First, you need to understand that the springs break because the door has gone up and down a certain number of times. Their life expectancy is actually rated in cycles, typically around 10,000 cycles (that's ups and downs) for the original spring on a door. If you open the door 5 times a day, on average, the 10,000 cycle springs will last about 5 1/2 years. There is nothing that you (or your spouse) did to cause it to break. It doesn't matter if the springs are rusty, or galvanized, or coated with grease, when they reach their rated life they break. Typically if you replace one spring of a matched pair the other one will break within a couple of months. It's purely a fatigue issue. If you bend a piece of metal, then straighten it out, then bend it again, repeat as necessary, eventually it breaks. That's all there is to it. I recommend replacing both springs at the same time primarilly because the cost of replacing them separately is considerably more than if you do them at the same time, not to mention the inconvenience of having the car trapped in the garage again.
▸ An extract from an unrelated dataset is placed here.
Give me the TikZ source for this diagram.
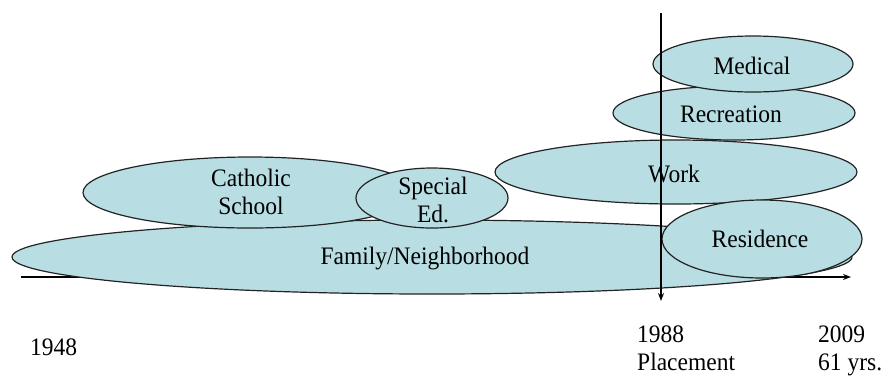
\documentclass[tikz,border=0pt]{standalone}
\usepackage{fontspec}
\setmainfont{Liberation Serif}
\usetikzlibrary{shapes.geometric,arrows.meta}
\definecolor{bubble}{RGB}{184,222,228}
\definecolor{rim}{RGB}{35,35,35}
% slightly tall lettering
\newcommand\tallline[1]{\scalebox{1}[1.07]{#1}}
\begin{document}
\begin{tikzpicture}[x=1pt,y=-1pt,
  bubble/.style={ellipse,draw=rim,fill=bubble,line width=1.2pt,inner sep=0pt,
    minimum width=#1},
  lbl/.style={font=\fontsize{23.5}{28}\selectfont,inner sep=0pt,text=black},
  axis/.style={line width=1.5pt,-{Stealth[length=8pt,width=6pt]}}]
\useasboundingbox (0,0) rectangle (890,376);

% time axis (behind the bubbles)
\coordinate (hstart) at (21,277);
\coordinate (hend) at (851,277);
\draw[axis] (hstart) -- (hend);

% life domains
\node[bubble=840pt,minimum height=74pt] (fam) at (432,257) {};
\node[bubble=334pt,minimum height=71pt] (cath) at (250,192.5) {};
\node[bubble=152pt,minimum height=60pt] (sped) at (432,198) {};
\node[bubble=362pt,minimum height=64pt] (work) at (676,172) {};
\node[bubble=242pt,minimum height=54pt] (rec) at (734,113) {};
\node[bubble=200pt,minimum height=56pt] (med) at (753,64) {};
\node[bubble=200pt,minimum height=78pt] (res) at (762,239) {};

% domain names
\node[lbl,anchor=base] (famt) at (425,264) {\tallline{Family/Neighborhood}};
\node[lbl,align=center] (catht) at (251,192.3) {\tallline{Catholic}\\\tallline{School}};
\node[lbl,align=center] (spedt) at (433,200.3) {\tallline{Special}\\\tallline{Ed.}};
\node[lbl,anchor=base] (workt) at (674,182) {\tallline{Work}};
\node[lbl,anchor=base] (rect) at (731,122) {\tallline{Recreation}};
\node[lbl,anchor=base] (medt) at (752,74) {\tallline{Medical}};
\node[lbl,anchor=base] (rest) at (760,247) {\tallline{Residence}};

% placement marker (in front)
\coordinate (vtop) at (661,13);
\coordinate (vbot) at (661,301);
\draw[axis] (vtop) -- (vbot);

% dates
\node[lbl,anchor=base west] (t0) at (30,355) {\tallline{1948}};
\node[lbl,anchor=base west] (t1a) at (637,342) {\tallline{1988}};
\node[lbl,anchor=base west] (t1b) at (637,370) {\tallline{Placement}};
\node[lbl,anchor=base west] (t2a) at (818,342) {\tallline{2009}};
\node[lbl,anchor=base west] (t2b) at (818,370) {\tallline{61 yrs.}};
\end{tikzpicture}
\end{document}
I also use springs that are rated at 20,000 cycles or more (in the 5 times a day scenario previously discussed that translates to about 11 years), and at a better price than most of my competitors charge for 10,000 cycle springs.
This is an example of a single spring (two pieces, broken at the obvious gap). Notice that the spring only extends to the right of the bracket that mounts it to the wall, which is different from the picture above where there is a spring on each side of the wall mount bracket. In the Sacramento area there are a lot of doors that have one (heavily stressed) spring when they should have two, because it saved the contractor money. The price for a single spring replacement is $125, but again, I can greatly increase the life expectancy by using two springs. The other advantage to having two springs is that if one breaks you will still have one spring working to help you lift thedoor and get your car out of the garage.
You know what they say about if your not paranoid it doesn't mean that they aren't out to get you.Realize that if you have a basic distrust of service people, it is probably not just your imagination. One of the scams that you need to be aware of is that of the lifetime warranty springs. The springs provided for lifetime warranties are usually very short life springs (usually will break within a year or two). When the spring breaks, a new one is provided for free but the labor charge for changing it out matches or exceeds what most of us charge for the whole job.
One of the local companies will tell you that they have to be in your garage, see what your springs are, to be able to quote you a price. They are depending on the average person fearing confrontation and being reluctant to tell them to get lost (no matter how high their price is) once they are physically there.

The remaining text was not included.